Setelah ada legitimasi atau payung hukumnya, kata Rahmat, persoalannya adalah mengenai variabel pengisian Utusan Golongan tersebut.
Rahmat menyarankan agar tidak terlalu terpengaruh oleh teori barat atau mengadopsi dari negara lain. Menurutnya, Indonesia memiliki banyak contoh kearifan lokal yang dapat digunakan sebagai variabel pengisian Utusan Golongan di MPR.
"Kita memiliki banyak kearifan lokal yang dapat dijadikan dasar untuk pengisian Utusan Golongan di MPR. Jangan terlalu terfokus pada pandangan luar negeri. Kita bisa mengambil contoh dari budaya dan adat istiadat suku-suku yang ada di Indonesia," ujarnya.
Di sisi lain, Prof. Dr. Aminudin Ilmar, Dosen Hukum Unhas, justru berpendapat bahwa lebih baik jika Utusan Golongan dimasukkan ke dalam kamar DPD, sekaligus memperkuat peran DPD.
"Caranya adalah dengan memasukkan Utusan Golongan ke dalam DPD RI. Hal ini akan menciptakan kesetaraan dengan DPR, sehingga DPD tidak hanya terdiri dari 4 orang, tetapi juga ditambah dengan Utusan Golongan tersebut. Dengan demikian, apa yang diputuskan oleh DPR dapat dikoreksi oleh DPD RI," ujarnya.
Prof. Dr. Phil. Sukri Tamma, M.Si. (Dekan Fisip Unhas) menyatakan bahwa mereka sedang mencoba mencari tahu dasar pengisian Utusan Golongan tersebut. Menurutnya, organisasi atau golongan di Indonesia sangat banyak. Artinya, semua golongan mungkin ingin menjadi utusan.
"Jika berbicara dalam jangka pendek, pengisian Utusan Golongan dapat menggunakan indikator umum. Ada lembaga keagamaan, golongan profesi, dan sebagainya. Tinggal diatur agar adil. Apakah diwakili oleh satu orang atau lebih, ini juga merupakan masalah yang perlu dicari dasarnya," tambahnya.
Dr. Fitra Arsil, SH., MH, Dosen Fakultas Hukum UI, menyampaikan bahwa secara teknis, pengisian Utusan Golongan merupakan hal yang rumit.

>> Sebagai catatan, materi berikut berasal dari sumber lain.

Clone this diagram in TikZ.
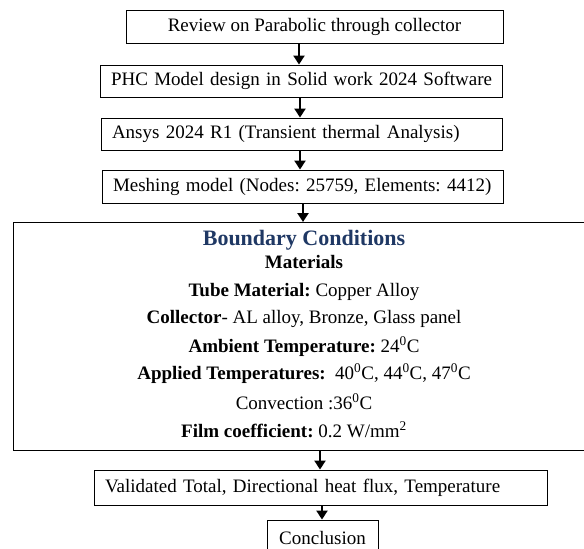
\documentclass[tikz,border=0pt]{standalone}
\usepackage{fontspec}
\setmainfont{Liberation Serif}
\usetikzlibrary{arrows.meta}
\definecolor{headblue}{RGB}{31,56,100}
\frenchspacing
\begin{document}
\begin{tikzpicture}[x=1pt,y=-1pt,
  every node/.style={font=\fontsize{19}{22}\selectfont\frenchspacing, inner sep=0pt},
  cbox/.style={draw=black, line width=0.9pt, align=center, text height=13pt, text depth=4pt},
  lbox/.style={draw=black, line width=0.9pt, align=left, inner xsep=11pt, text height=13pt, text depth=4pt},
  arr/.style={line width=2.8pt, -{Triangle[width=11pt,length=9pt]}},
  bline/.style={anchor=base},
  head/.style={anchor=base, text=headblue, font=\fontsize{22}{26}\selectfont\bfseries}
]
\useasboundingbox (0,0) rectangle (584,549);
\fill[white] (0,0) rectangle (584,549);

\node[cbox, minimum width=377pt, minimum height=33pt] (b1) at (314.5,26.5) {Review on Parabolic through collector};
\node[lbox, text width=380pt, minimum height=32pt] (b2) at (301,81) {\mbox{PHC Model design in Solid work 2024 Software}};
\node[lbox, text width=379pt, minimum height=32pt] (b3) at (301.5,134) {\mbox{Ansys 2024 R1 (Transient thermal Analysis)}};
\node[lbox, text width=379pt, minimum height=33pt] (b4) at (302.5,186.5) {\mbox{Meshing model (Nodes: 25759, Elements: 4412)}};
\node[draw=black, line width=0.9pt, minimum width=590pt, minimum height=228pt, anchor=north west] (bc) at (13,222) {};
\node[lbox, text width=431pt, minimum height=35pt] (b5) at (320.5,487.5) {\mbox{Validated Total, Directional heat flux, Temperature}};
\node[cbox, minimum width=111pt, minimum height=40pt] (b6) at (322.5,540) {Conclusion};

\node[head] (t0) at (304,245) {Boundary Conditions};
\node[bline] (t1) at (304,268) {\textbf{Materials}};
\node[bline] (t2) at (304,296) {\textbf{Tube Material:} Copper Alloy};
\node[bline] (t3) at (304,323) {\textbf{Collector}- AL alloy, Bronze, Glass panel};
\node[bline] (t4) at (304,352) {\textbf{Ambient Temperature:} 24\textsuperscript{0}C};
\node[bline] (t5) at (304,379) {\textbf{Applied Temperatures:}\ \ 40\textsuperscript{0}C, 44\textsuperscript{0}C, 47\textsuperscript{0}C};
\node[bline] (t6) at (304,409) {Convection :36\textsuperscript{0}C};
\node[bline] (t7) at (294,437) {\textbf{Film coefficient:} 0.2 W/mm\textsuperscript{2}};

\draw[arr] (b1.south -| 299,0) -- (b2.north -| 299,0);
\draw[arr] (b2.south -| 300,0) -- (b3.north -| 300,0);
\draw[arr] (b3.south -| 300,0) -- (b4.north -| 300,0);
\draw[arr] (b4.south -| 303,0) -- (bc.north -| 303,0);
\draw[arr] (bc.south -| 320,0) -- (b5.north -| 320,0);
\draw[arr] (b5.south -| 322,0) -- (b6.north -| 322,0);
\end{tikzpicture}
\end{document}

Hal ini karena harus mengakomodasi banyak kelompok yang ada di Indonesia. Namun menurutnya, pengisian Utusan Golongan di MPR bisa dilakukan seperti di negara lain.
"Masalahnya adalah siapa yang dapat menjadi Utusan Golongan. Kita bisa mencontoh negara lain. Ada yang diangkat langsung oleh kepala negara, dipilih oleh komunitasnya, atau otomatis karena jabatannya. Misalnya mantan presiden bisa menjadi Utusan atau tokoh-tokoh yang berjasa," katanya.